20. One factor that might help to show that the recipient of disability benefits does not require the whole for his or her own adequate maintenance would be evidence of regular savings from those benefits. It would not be enough by itself, because the savings might have been made at the cost or reducing the individual's own maintenance below the level of adequacy. But if a fact-finder is persuaded, on evidence, that savings are being made out of benefits, while the recipient of the benefits is being maintained adequately on only part of the benefits, then it may be proper to draw a conclusion that the benefits are more than adequate. We say no more than that here, because the precise implications of neither the new paragraph 6A of the Immigration Rules, nor its alleged predecessor ministerial statement, is in issue in this appeal".
- As we pointed out at the hearing, although there was before the Adjudicator evidence of the amount of funds received, there was no evidence at all that what is received is more than enough for the sponsor's adequate maintenance, given his disability. The sponsor's father said that the care allowance paid to the sponsor's mother would not be required if his wife came to the United Kingdom to look after him: but that is not really the point. The question is whether, after the Appellant's arrival there would be sufficient resources to enable both the Appellant and the sponsor to be adequately maintained. Nothing before us suggests that the sponsor would be maintained adequately on any less money than the public funds presently being provided for him.
- So far as concerns third-party support, the grounds complain that the Adjudicator was inconsistent in believing the witnesses but not accepting their promises to make third-party support. We are entirely unpersuaded by that argument. The Adjudicator was quite entitled, as he did, to accept the witnesses' good intentions, but not to accept their claim to be able to provide the appropriate amount of support for the sponsor and the Appellant. The Adjudicator set out in some detail his assessment of the financial circumstances of the two witnesses and their prospects and gave his reasons for finding that, despite their good intentions, he was not satisfied that the maintenance requirements of the rules could in this case be met by third-party support.
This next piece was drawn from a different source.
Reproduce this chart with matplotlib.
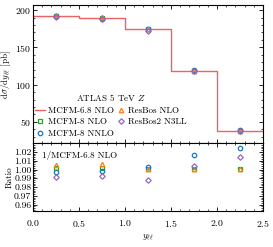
import numpy as np
import matplotlib
matplotlib.use("Agg")
import matplotlib.pyplot as plt

plt.rcParams['font.family'] = 'serif'
plt.rcParams['font.serif'] = ['cmr10']
plt.rcParams['mathtext.fontset'] = 'cm'
plt.rcParams['axes.formatter.use_mathtext'] = True
plt.rcParams['font.size'] = 6.5
plt.rcParams['xtick.labelsize'] = 7
plt.rcParams['ytick.labelsize'] = 7

# rapidity bins
bin_edges = [0.0, 0.5, 1.0, 1.5, 2.0, 2.5]
bin_centers = [0.25, 0.75, 1.25, 1.75, 2.25]

# MCFM-6.8 NLO cross section [pb]
mcfm68 = [192.0, 189.0, 174.5, 118.0, 37.5]

# ratios to MCFM-6.8 NLO
r_mcfm8_nlo = [1.0014, 1.0018, 1.001, 1.001, 1.001]
r_mcfm8_nnlo = [0.9976, 0.9987, 1.003, 1.0168, 1.025]
r_resbos_nlo = [1.005, 1.006, 1.001, 1.0005, 1.001]
r_resbos2 = [0.9912, 0.9927, 0.9878, 1.0042, 1.0147]

series = [
    ("MCFM-8 NLO", r_mcfm8_nlo, "s", "#2ca02c"),
    ("MCFM-8 NNLO", r_mcfm8_nnlo, "o", "#1f77b4"),
    ("ResBos NLO", r_resbos_nlo, "^", "#ff7f0e"),
    ("ResBos2 N3LL", r_resbos2, "D", "#9467bd"),
]

fig = plt.figure(figsize=(2.73, 2.47), dpi=100)
gs = fig.add_gridspec(2, 1, height_ratios=[138.5, 67.5], hspace=0,
                      left=0.121, right=0.963, top=0.980, bottom=0.146)
ax1 = fig.add_subplot(gs[0])
ax2 = fig.add_subplot(gs[1], sharex=ax1)

x_step = np.array(bin_edges)
y_step = np.append(mcfm68, mcfm68[-1])
line, = ax1.step(x_step, y_step, where='post', color='#ee4448', lw=1.0,
                 alpha=0.85, label='MCFM-6.8 NLO')

handles = {}
for name, r, m, c in series:
    vals = np.array(r) * np.array(mcfm68)
    ms = 2.8 if m == "D" else 3.2
    h, = ax1.plot(bin_centers, vals, ls='none', marker=m, ms=ms, mfc='none',
                  mec=c, mew=0.9, label=name)
    ax2.plot(bin_centers, r, ls='none', marker=m, ms=ms, mfc='none',
             mec=c, mew=0.9)
    handles[name] = h

leg_handles = [line, handles["MCFM-8 NLO"], handles["MCFM-8 NNLO"],
               handles["ResBos NLO"], handles["ResBos2 N3LL"]]
leg_labels = ["MCFM-6.8 NLO", "MCFM-8 NLO", "MCFM-8 NNLO",
              "ResBos NLO", "ResBos2 N3LL"]
leg = ax1.legend(leg_handles, leg_labels, ncol=2, loc='lower left',
                 bbox_to_anchor=(-0.015, 0.0), frameon=False,
                 title=r'ATLAS 5 TeV $Z$', title_fontsize=6.5,
                 handlelength=1.15, handletextpad=0.25, columnspacing=0.2,
                 labelspacing=0.35, borderaxespad=0.2)

ax1.set_xlim(0, 2.5)
ax1.set_ylim(21, 207)
ax1.set_yticks([50, 100, 150, 200])
ax1.set_ylabel(r'$\mathrm{d}\sigma/\mathrm{d}y_{\ell\ell}$ [pb]')
plt.setp(ax1.get_xticklabels(), visible=False)

ax2.set_ylim(0.9528, 1.0297)
ax2.set_yticks([0.96, 0.97, 0.98, 0.99, 1.00, 1.01, 1.02])
ax2.set_yticklabels(['0.96', '0.97', '0.98', '0.99', '1.00', '1.01', '1.02'])
ax2.set_xticks([0.0, 0.5, 1.0, 1.5, 2.0, 2.5])
ax2.set_xlabel(r'$y_{\ell\ell}$', labelpad=3)
ax2.set_ylabel('Ratio')
ax2.text(0.1, 1.016, '1/MCFM-6.8 NLO', ha='left', va='center')

for ax in (ax1, ax2):
    ax.minorticks_on()
    ax.tick_params(which='both', direction='in', top=True, right=True, pad=1.2)
    ax.tick_params(which='major', length=3, width=0.6)
    ax.tick_params(which='minor', length=1.5, width=0.5)
    for s in ax.spines.values():
        s.set_linewidth(0.8)
    ax.yaxis.set_label_coords(-0.085, 0.5)
ax2.tick_params(axis='x', pad=5)

fig.savefig('out.png', dpi=100)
- It is further suggested that the Adjudicator was wrong in seeking evidence of third-party support for an indefinite period. It is argued that the truth of the matter is that any third-party support would only be necessary until the Appellant was able to obtain employment for herself. It is said that there was, at the date of the decision, evidence that, in due course, the Appellant would be employed in a family business. There is, however, no clear evidence relating to what income might be expected for the Appellant, nor at what date. In our judgement, the Adjudicator was right to consider that, in the circumstances, if the Appellant was to rely on third-party support, it would be support for an indefinite period.
- For the foregoing reasons, we regard the Adjudicator's determination as entirely correct. The Appellant's appeal is dismissed.